Right in the midst of the ski and horse tourist mecca is Casino Apache, a fairly small facility nestled in a green valley. But there was no poker (awwwwww……) and they didn’t allow overnight RV parking. It was only 10:30am so we were ‘outa there’ and forged our way to Santa Fe.

Is it a Bird? Is it a Plane? ,,,,,,,,,,,,,,,,,,,,,,,,,,


Roswell, New Mexico’s claim to fame is the supposed crash-landing of an alien spaceship in 1947. The site of the ‘crash’ is actually about 50 miles northwest of the town, but the young man that discovered the strange materials and the crash site reported his discovery back in Roswell.

While we explored the town and the hokey ‘UFO Museum’, we couldn’t help but think of our brother-in-law, Gaby (now deceased) who was a UFO enthusiast and read everything he could get his hands on about the subject.

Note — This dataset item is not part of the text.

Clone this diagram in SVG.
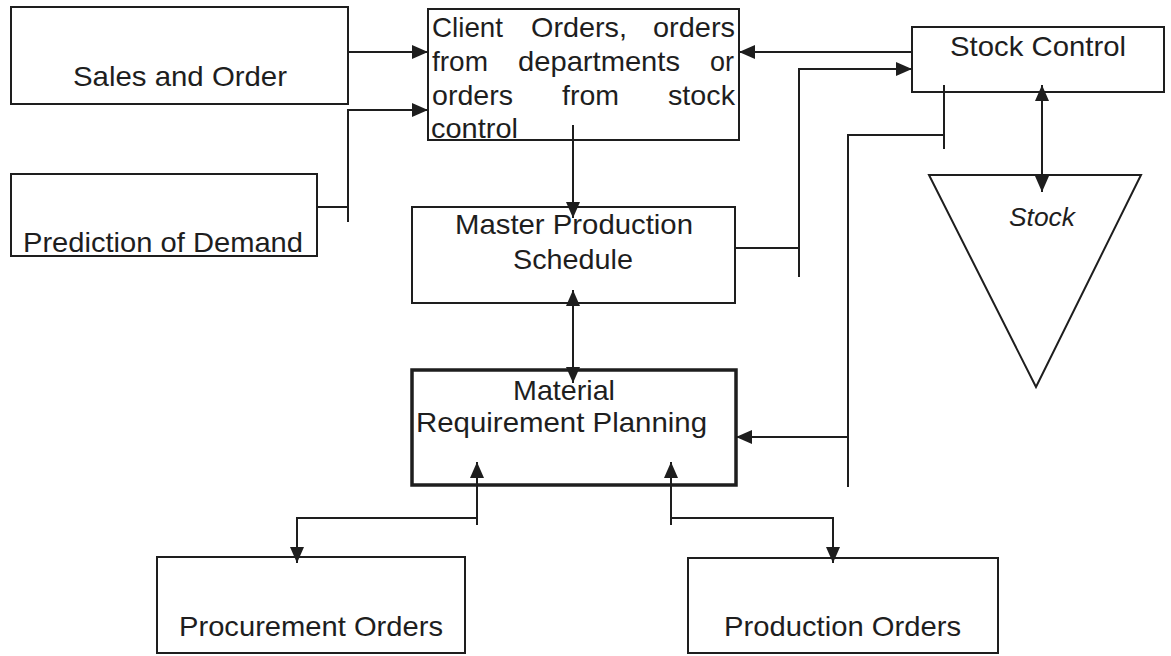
<svg xmlns="http://www.w3.org/2000/svg" width="1171" height="656" viewBox="0 0 1171 656">
  <style>
    .box { fill: #fff; stroke: #1e1e1e; stroke-width: 2; }
    .thick { stroke-width: 3.5; }
    .lbl { font-family: "Liberation Sans", Arial, sans-serif; font-size: 28px; fill: #1e1e1e; }
    .it { font-style: italic; font-size: 25px; }
    .wire { fill: none; stroke: #1e1e1e; stroke-width: 2; }
  </style>
  <defs>
    <marker id="arrow" markerUnits="userSpaceOnUse" markerWidth="16" markerHeight="14" viewBox="0 0 16 14" refX="16" refY="7" orient="auto-start-reverse">
      <path d="M0,0 L16,7 L0,14 Z" fill="#1e1e1e"/>
    </marker>
  </defs>
  <rect width="1171" height="656" fill="#fff"/>

  <g id="sales-order">
    <rect class="box" x="11" y="7" width="337" height="97"/>
    <text class="lbl" x="73" y="86" textLength="214" lengthAdjust="spacingAndGlyphs">Sales and Order</text>
  </g>

  <g id="prediction-demand">
    <rect class="box" x="11" y="174" width="306" height="82"/>
    <text class="lbl" x="23" y="252" textLength="280" lengthAdjust="spacingAndGlyphs">Prediction of Demand</text>
  </g>

  <g id="client-orders">
    <rect class="box" x="428" y="9" width="311" height="131"/>
    <text class="lbl" x="432" y="37" textLength="71" lengthAdjust="spacingAndGlyphs">Client</text>
    <text class="lbl" x="531" y="37" textLength="96" lengthAdjust="spacingAndGlyphs">Orders,</text>
    <text class="lbl" x="653" y="37" textLength="82" lengthAdjust="spacingAndGlyphs">orders</text>
    <text class="lbl" x="432" y="71" textLength="56" lengthAdjust="spacingAndGlyphs">from</text>
    <text class="lbl" x="518" y="71" textLength="162" lengthAdjust="spacingAndGlyphs">departments</text>
    <text class="lbl" x="710" y="71" textLength="24" lengthAdjust="spacingAndGlyphs">or</text>
    <text class="lbl" x="432" y="105" textLength="81" lengthAdjust="spacingAndGlyphs">orders</text>
    <text class="lbl" x="562" y="105" textLength="57" lengthAdjust="spacingAndGlyphs">from</text>
    <text class="lbl" x="668" y="105" textLength="67" lengthAdjust="spacingAndGlyphs">stock</text>
    <text class="lbl" x="431" y="138" textLength="87" lengthAdjust="spacingAndGlyphs">control</text>
  </g>

  <g id="master-production-schedule">
    <rect class="box" x="412" y="207" width="323" height="96"/>
    <text class="lbl" x="455" y="234" textLength="238" lengthAdjust="spacingAndGlyphs">Master Production</text>
    <text class="lbl" x="513" y="269" textLength="120" lengthAdjust="spacingAndGlyphs">Schedule</text>
  </g>

  <g id="stock-control">
    <rect class="box" x="912" y="27" width="252" height="65"/>
    <text class="lbl" x="950" y="56" textLength="176" lengthAdjust="spacingAndGlyphs">Stock Control</text>
  </g>

  <g id="stock">
    <polygon class="box" points="929,175 1141,175 1036,387"/>
    <text class="lbl it" x="1009" y="226" textLength="66" lengthAdjust="spacingAndGlyphs">Stock</text>
  </g>

  <g id="material-requirement-planning">
    <rect class="box thick" x="412" y="370" width="324" height="115"/>
    <text class="lbl" x="513" y="400" textLength="102" lengthAdjust="spacingAndGlyphs">Material</text>
    <text class="lbl" x="416" y="432" textLength="291" lengthAdjust="spacingAndGlyphs">Requirement Planning</text>
  </g>

  <g id="procurement-orders">
    <rect class="box" x="157" y="557" width="308" height="96"/>
    <text class="lbl" x="179" y="636" textLength="264" lengthAdjust="spacingAndGlyphs">Procurement Orders</text>
  </g>

  <g id="production-orders">
    <rect class="box" x="688" y="558" width="310" height="95"/>
    <text class="lbl" x="724" y="636" textLength="237" lengthAdjust="spacingAndGlyphs">Production Orders</text>
  </g>

  <g id="connectors">
    <!-- sales and prediction feed the order intake -->
    <path class="wire" d="M348,52 H428" marker-end="url(#arrow)"/>
    <path class="wire" d="M317,207 H348"/>
    <path class="wire" d="M348,222 V110 H428" marker-end="url(#arrow)"/>
    <!-- orders to master schedule -->
    <path class="wire" d="M573,125 V218" marker-end="url(#arrow)"/>
    <!-- master schedule and MRP -->
    <path class="wire" d="M573,290 V383" marker-start="url(#arrow)" marker-end="url(#arrow)"/>
    <!-- master schedule to stock control -->
    <path class="wire" d="M735,248 H799"/>
    <path class="wire" d="M799,277 V69 H912" marker-end="url(#arrow)"/>
    <!-- stock control back to orders -->
    <path class="wire" d="M912,52 H739" marker-end="url(#arrow)"/>
    <!-- stock control to MRP -->
    <path class="wire" d="M944,85 V149"/>
    <path class="wire" d="M944,135 H848 V487"/>
    <path class="wire" d="M848,437 H736" marker-end="url(#arrow)"/>
    <!-- stock control and stock -->
    <path class="wire" d="M1042,85 V192" marker-start="url(#arrow)" marker-end="url(#arrow)"/>
    <!-- MRP and order outputs -->
    <path class="wire" d="M477,525 V462" marker-end="url(#arrow)"/>
    <path class="wire" d="M477,518 H297 V563" marker-end="url(#arrow)"/>
    <path class="wire" d="M671,525 V462" marker-end="url(#arrow)"/>
    <path class="wire" d="M671,518 H833 V563" marker-end="url(#arrow)"/>
  </g>
</svg>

It is such a shame that he never had the chance of visiting Roswell.

Roswell was a surprise to us – it’s a lovely agricultural town with a population of 50,000 and a stately military academy in the core. Several hundred years ago, the Spanish discovered that there was lots of water in the land – surprising because the Chihuahuan Desert is just south. The businesses have taken advantage of the ‘Alien’ encounter and you can see little green men in just about every shop window. Even Walmart has decorated with pictures of spaceships and extraterrestrials.

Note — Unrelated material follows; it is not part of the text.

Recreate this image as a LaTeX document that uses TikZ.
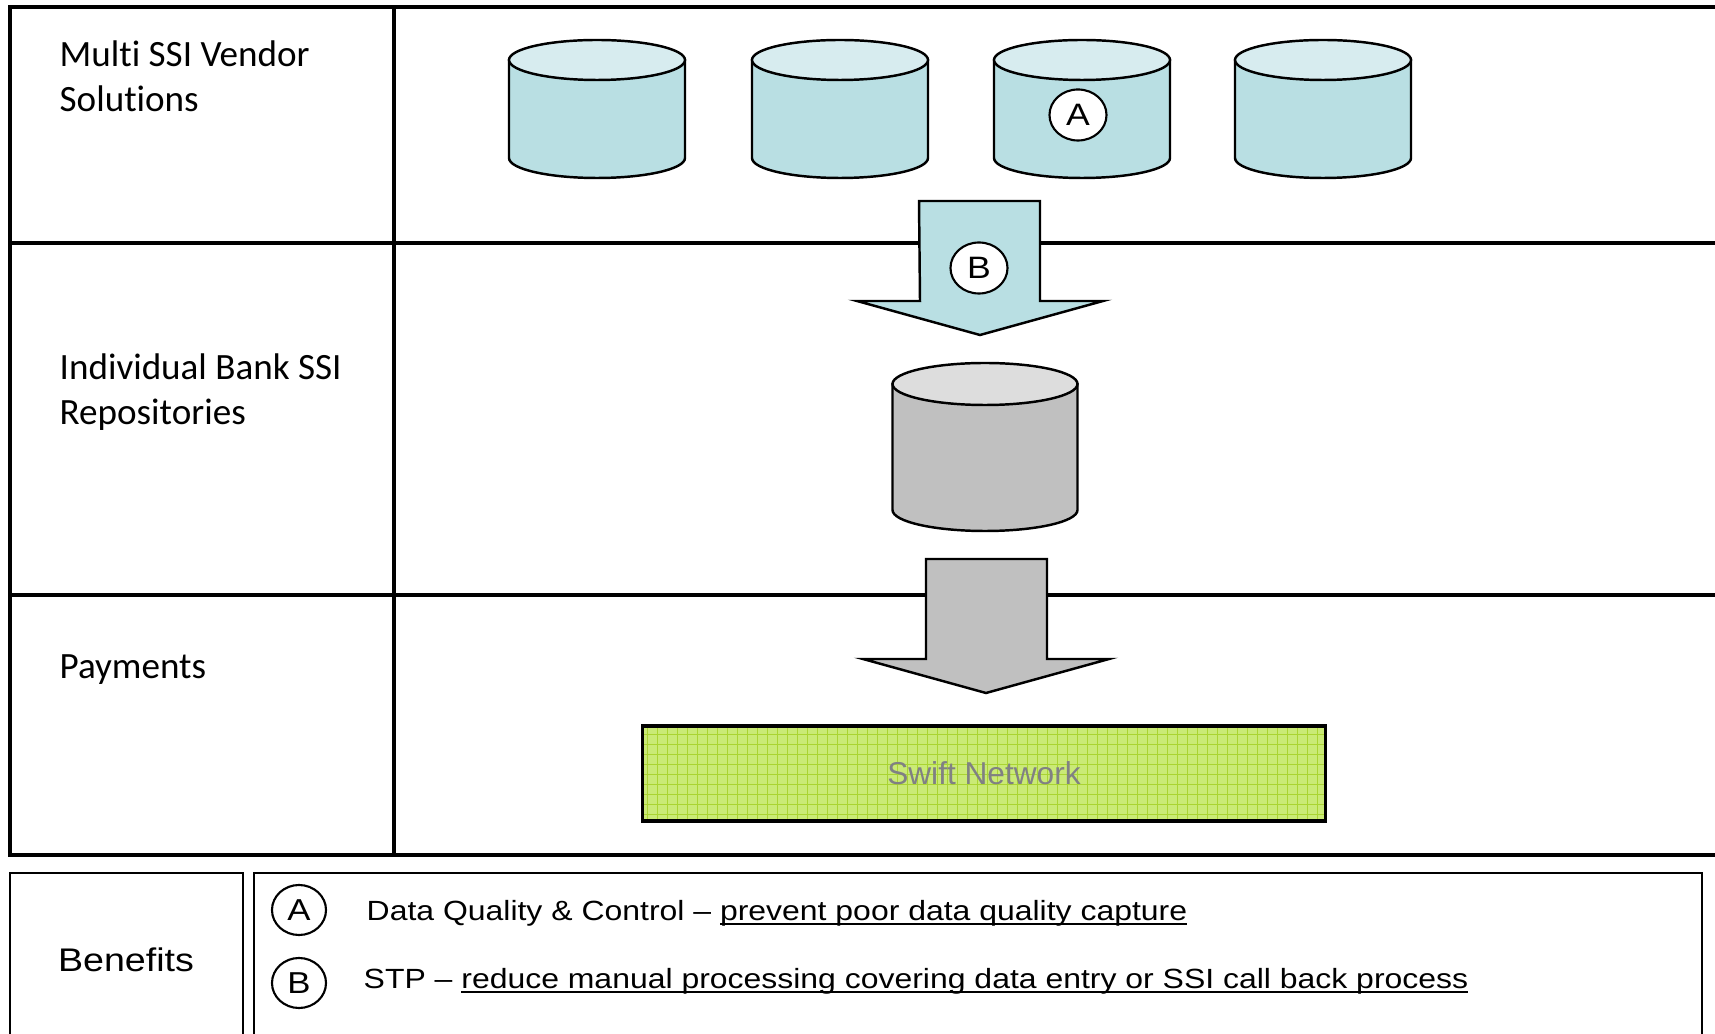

With an afternoon looming ahead of us, what else would we do but tour the town and its surroundings by Geocaching.

In a Cavern……

To reach Carlsbad from Las Cruces (both in New Mexico) we had to travel south through the Texas panhandle. We had to drive right through the city centre of El Paso, a border town across from Ciudad Juarez, Mexico. I had visited the area in the 1970’s but it hadn’t left an impression on me so I wasn’t prepared for the dismal industrial zone, which channelled us into the urban centre. We were please to eventually leave the city behind.


After miles of grazing grasslands, we headed back north through the Guadalupe Mountains back into New Mexico and settled for the next two nights in the small town of Carlsbad – in another Walmart. The famous Carlsbad Caverns, a National Park is twenty miles out of town. After already visiting the Colossal Cave and Kartchner Caverns around Tucson, we didn’t expect much more than what we’d seen. We were amazed. We elected to take the two self-guided tours and skipped the guided ones where you needed kneepads and headlights. I just can’t imagine crawling through an eighteen-inch-high hole deep below the earth without having a panic attack.


We entered through the massive ‘natural cave entrance’ with swallows swooping around our heads. The bats won’t be returning from their winter migration until next month but they wouldn’t have been swarming in the daylight anyway. We walked down and down and down and down …….. on the well-constructed pathways into the doom below. The cavern was enormous all the way down and the artificial lighting was discreet and minimalist. The strenuous steep downhill trek made me oh so glad that there was an elevator to take us back up to the top. It was over a mile until we got to the bottom, 800 feet below the surface and words can’t describe the wonder. You have to experience it. We were exultant! The entrance route interconnected with the ‘Big Room’, which is so huge, it’s a mile around and it took almost another hour to navigate it. Colossal stalagmites and stalactites dwarfed us as we strolled it in awe.

I guess the immensity of the caves and the lengthy tours created the necessity of restrooms, which they’ve constructed at the 800-foot below surface level. Apparently, once a day a huge vacuum sucks out the contents to the surface – a big yuck, but isn’t technology wonderful.

We completed our day with a couple of geocache hunts, which gave us an overview of the little town of Carlsbad at the edge of the Chihuahuan Desert.